**Task goal**:
Set down the data below from its first line to the line holding "size=30, color=DARK, weight=700))", inclusive; omit all pictures.

**Provided data**:

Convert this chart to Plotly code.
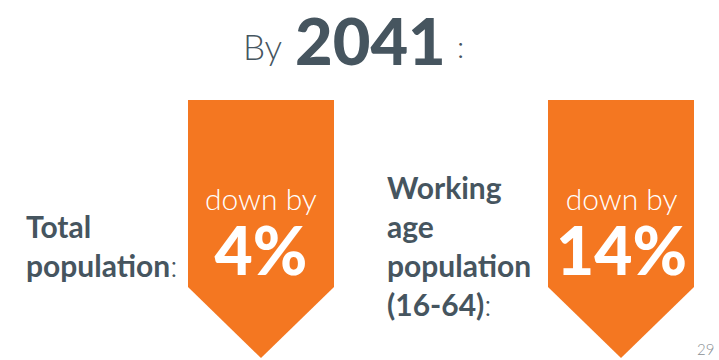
import plotly.graph_objects as go

# data
categories = ["Total<br>population", "Working<br>age<br>population<br>(16-64)"]
changes = [4, 14]
change_word = "down by"
year = "2041"
page_number = "29"

DARK = "#46555f"
ORANGE = "#f47721"

W, H = 719, 360
fig = go.Figure()

arrow_left = [188, 548]
label_right = [179, 533]
label_mid = [245, 245]
arrow_w = 146
top, shoulder, tip = 100, 287, 358

for i, (cat, val) in enumerate(zip(categories, changes)):
    x0 = arrow_left[i]
    x1 = x0 + arrow_w
    xm = (x0 + x1) / 2
    fig.add_trace(go.Scatter(
        x=[x0, x1, x1, xm, x0, x0],
        y=[top, top, shoulder, tip, shoulder, top],
        fill="toself", fillcolor=ORANGE, mode="lines",
        line=dict(width=0, color=ORANGE), hoverinfo="skip", showlegend=False))
    txt = (f"<span style='font-size:30px;font-weight:300'>{change_word}</span><br>"
           f"<span style='font-size:66px;font-weight:900'>{val}%</span>")
    fig.add_annotation(x=xm, y=234, text=txt, showarrow=False,
                       xanchor="center", yanchor="middle", align="center",
                       font=dict(family="Lato", size=50, color="white", weight=300))
    fig.add_annotation(x=label_right[i], y=label_mid[i],
                       text=cat + "<span style='font-weight:300'>:</span>",
                       showarrow=False, xanchor="right", yanchor="middle", align="left",
                       font=dict(family="Lato", size=30, color=DARK, weight=700))

fig.add_annotation(x=284, y=46, text="By", showarrow=False, xanchor="right", yanchor="middle",
                   font=dict(family="Lato", size=35, color=DARK, weight=300))
fig.add_annotation(x=370, y=40, text=year, showarrow=False, xanchor="center", yanchor="middle",
                   font=dict(family="Lato", size=65, color=DARK, weight=900))
fig.add_annotation(x=455, y=46, text=":", showarrow=False, xanchor="left", yanchor="middle",
                   font=dict(family="Lato", size=30, color=DARK, weight=300))
fig.add_annotation(x=716, y=349, text=page_number, showarrow=False, xanchor="right", yanchor="middle",
                   font=dict(family="Lato", size=15, color="#8a8f94", weight=300))

fig.update_layout(
    width=W, height=H, margin=dict(l=0, r=0, t=0, b=0),
    paper_bgcolor="white", plot_bgcolor="white",
    xaxis=dict(range=[0, W], visible=False, fixedrange=True),
    yaxis=dict(range=[H, 0], visible=False, fixedrange=True),
)
fig.write_html("out.html")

**The answer**:
Convert this chart to Plotly code.
import plotly.graph_objects as go

# data
categories = ["Total<br>population", "Working<br>age<br>population<br>(16-64)"]
changes = [4, 14]
change_word = "down by"
year = "2041"
page_number = "29"

DARK = "#46555f"
ORANGE = "#f47721"

W, H = 719, 360
fig = go.Figure()

arrow_left = [188, 548]
label_right = [179, 533]
label_mid = [245, 245]
arrow_w = 146
top, shoulder, tip = 100, 287, 358

for i, (cat, val) in enumerate(zip(categories, changes)):
    x0 = arrow_left[i]
    x1 = x0 + arrow_w
    xm = (x0 + x1) / 2
    fig.add_trace(go.Scatter(
        x=[x0, x1, x1, xm, x0, x0],
        y=[top, top, shoulder, tip, shoulder, top],
        fill="toself", fillcolor=ORANGE, mode="lines",
        line=dict(width=0, color=ORANGE), hoverinfo="skip", showlegend=False))
    txt = (f"<span style='font-size:30px;font-weight:300'>{change_word}</span><br>"
           f"<span style='font-size:66px;font-weight:900'>{val}%</span>")
    fig.add_annotation(x=xm, y=234, text=txt, showarrow=False,
                       xanchor="center", yanchor="middle", align="center",
                       font=dict(family="Lato", size=50, color="white", weight=300))
    fig.add_annotation(x=label_right[i], y=label_mid[i],
                       text=cat + "<span style='font-weight:300'>:</span>",
                       showarrow=False, xanchor="right", yanchor="middle", align="left",
                       font=dict(family="Lato", size=30, color=DARK, weight=700))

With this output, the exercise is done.